On taking food dreams seriously

Hobson, whose whole project was to knock the furniture out of dream interpretation, would probably point out that the brain reaches for familiar objects and pleasant associations while spinning a sleep narrative, and that hot chocolate is exactly the kind of comforting sensory image that gets recruited for no deeper reason than frequency. He’s not wrong to say that. But the useful question isn’t whether the image was random, it’s what it landed on and what you did with it.

Domhoff would phrase this differently: dreams tend to reflect your current concerns and social world, and if your sleeping mind went to comfort rather than threat, that tells you something about what register your concerns are in. You’re not fighting anything in this dream. You’re cold and you want warming.
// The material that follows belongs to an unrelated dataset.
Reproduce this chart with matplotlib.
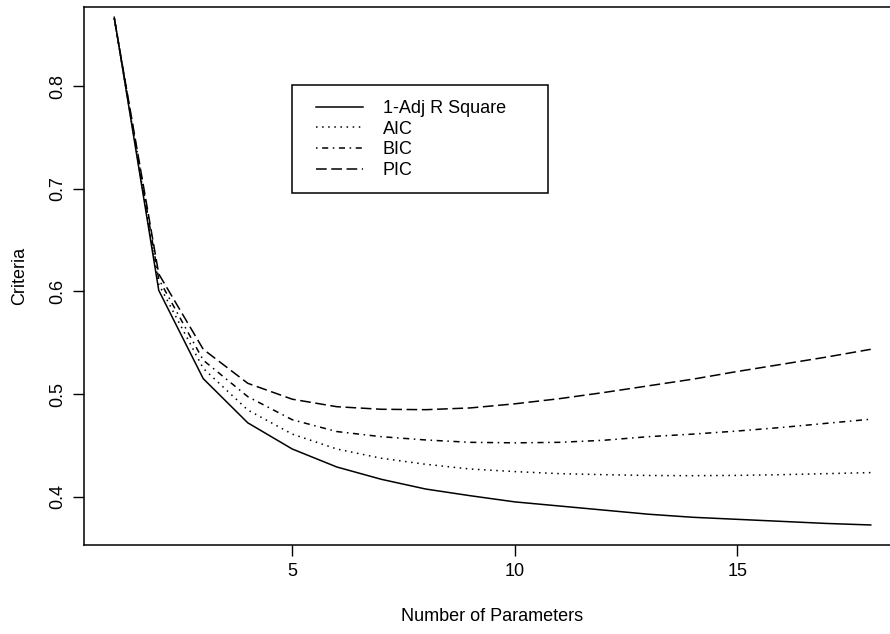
import numpy as np
import matplotlib.pyplot as plt
from matplotlib.patches import Rectangle

# values
n_params = list(range(1, 19))
adj_r2 = [0.867, 0.601, 0.515, 0.472, 0.4465, 0.429, 0.417, 0.4075, 0.401,
          0.395, 0.391, 0.387, 0.383, 0.380, 0.378, 0.376, 0.374, 0.3725]
aic = [0.866, 0.607, 0.525, 0.4845, 0.461, 0.4465, 0.4375, 0.4316, 0.427,
       0.4245, 0.4225, 0.4215, 0.4207, 0.4205, 0.4208, 0.4215, 0.4225, 0.4235]
bic = [0.866, 0.612, 0.533, 0.4975, 0.475, 0.4635, 0.4585, 0.4553, 0.453,
       0.4525, 0.453, 0.455, 0.4585, 0.461, 0.464, 0.4675, 0.4715, 0.4755]
pic = [0.866, 0.617, 0.5436, 0.5105, 0.495, 0.4877, 0.4852, 0.4848, 0.4865,
       0.4905, 0.4955, 0.5015, 0.508, 0.5145, 0.522, 0.529, 0.536, 0.5436]
labels = ["1-Adj R Square", "AIC", "BIC", "PIC"]

plt.rcParams['font.family'] = ['Liberation Sans', 'DejaVu Sans']
plt.rcParams['font.size'] = 13

W, H = 890, 634
fig = plt.figure(figsize=(W / 100, H / 100), dpi=100)
# axes box in pixels: left 84, right ~901 (cut off), top 7, bottom 545
ax = fig.add_axes([84 / W, 1 - 545 / H, 817 / W, (545 - 7) / H])

lw = 1.1
ax.plot(n_params, adj_r2, color='black', lw=lw, ls='-', label=labels[0])
ax.plot(n_params, aic, color='black', lw=lw, ls=(0, (1, 3)), label=labels[1])
ax.plot(n_params, bic, color='black', lw=lw, ls=(0, (1, 3, 4, 3)), label=labels[2])
ax.plot(n_params, pic, color='black', lw=lw, ls=(0, (7, 3)), label=labels[3])

ax.set_xlim(0.32, 18.68)
ax.set_ylim(0.353, 0.877)
ax.set_xticks([5, 10, 15])
ax.set_yticks([0.4, 0.5, 0.6, 0.7, 0.8])
ax.set_yticklabels(["0.4", "0.5", "0.6", "0.7", "0.8"], rotation=90, va='center')
ax.tick_params(direction='out', length=8, width=1, pad=5, colors='black')
for s in ax.spines.values():
    s.set_linewidth(1.1)

ax.set_xlabel("Number of Parameters", labelpad=20)
ax.set_ylabel("Criteria", labelpad=15)

# legend box drawn by hand, R style
fig.add_artist(Rectangle((292 / W, 1 - 193 / H), (548 - 292) / W, (193 - 85) / H,
                         transform=fig.transFigure, fill=False,
                         edgecolor='black', lw=1.1))
leg = ax.legend(loc='upper left', bbox_to_anchor=(316 / W, 1 - 100 / H),
                bbox_transform=fig.transFigure, frameon=False,
                handlelength=2.6, handletextpad=1.1,
                labelspacing=0.2, borderpad=0, borderaxespad=0)

fig.savefig("out.png", dpi=100)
What neither of them spends much time on is the particular language of food as care, which runs through the oldest dream literature we have. Artemidorus, writing in the second century, treated dreams of sweetness as generally favorable, especially when shared. He wasn’t analyzing the chemistry of sugar; he was tracking what people brought to their dreams from their waking lives, and in every culture on record, someone offering you something sweet and warm is offering you more than food. The dream knows this even when we don’t notice it consciously.

The mug returns

Recurring hot chocolate dreams, or any recurring dream where you’re repeatedly offered something warm and then wake before you finish it, are worth sitting with. The repetition usually means the comfort is being offered in the dream because it isn’t available enough in waking life. And in my experience, dreaming of honey or sweet foods in recurring patterns tends to cluster during periods of loneliness or disconnection, even when nothing dramatic has changed on the surface. The dream doesn’t wait for catastrophe.

What it’s doing, in its stubborn way, is pointing to a gap between what you need and what you’re letting yourself have. The gap isn’t always about other people. Sometimes it’s just that you’ve been putting your own warmth last. The dream isn’t subtle about this. It literally hands you a cup.

If you’re drawn to dreaming of rotten fruit themes, about sweetness turned, the contrast with hot chocolate is worth holding. One is comfort arriving fresh. The other is comfort that didn’t make it in time. Both are about what you’re hungry for; they just disagree about whether you got there.

The dream didn’t give you the drink. It gave you evidence of the thirst.

I started thinking about the kitchen counter image again while writing this. The steam thinning. The fact that it’s waiting for you before you arrive. I don’t think I’ve dreamed of hot chocolate specifically, but I’ve dreamed that feeling: the sense of walking into a room and finding that something was already arranged for you, that the cold was already being considered. Those dreams stayed with me longer than most. I couldn’t tell you why. I still can’t, quite.

Ask yourself when you wake
  • Was anyone there with you, and who was it?
  • Did you finish the drink, or did something interrupt you?
  • What temperature was it, and how did that feel?
  • What kind of comfort have you been putting off asking for?

Quick answers

What does hot chocolate in a dream mean?

It usually points to comfort, warmth, or nurturing that you need or are missing. The drink itself is a stand-in for being tended to. Who made it, whether you finished it, and the temperature all refine the meaning considerably.

Is dreaming of hot chocolate a good sign?

Generally yes, though it depends on the mood of the dream. A warm cup you enjoy points to comfort available to you. A cold cup or one you can’t quite reach often signals that the warmth you need isn’t arriving in waking life.

What does it mean to share hot chocolate in a dream?

Shared comfort in a dream often speaks to a real or desired closeness with whoever you’re sharing with. The identity of the other person matters. If it’s someone from your past, you may be reaching for a kind of safety that belonged to an earlier time.

Why do I keep dreaming about hot drinks?

Recurring dreams of warm drinks often appear during cold or disconnected periods, even when nothing dramatic has changed on the surface. The repetition suggests the comfort is being sought because it’s not quite available enough during your waking hours.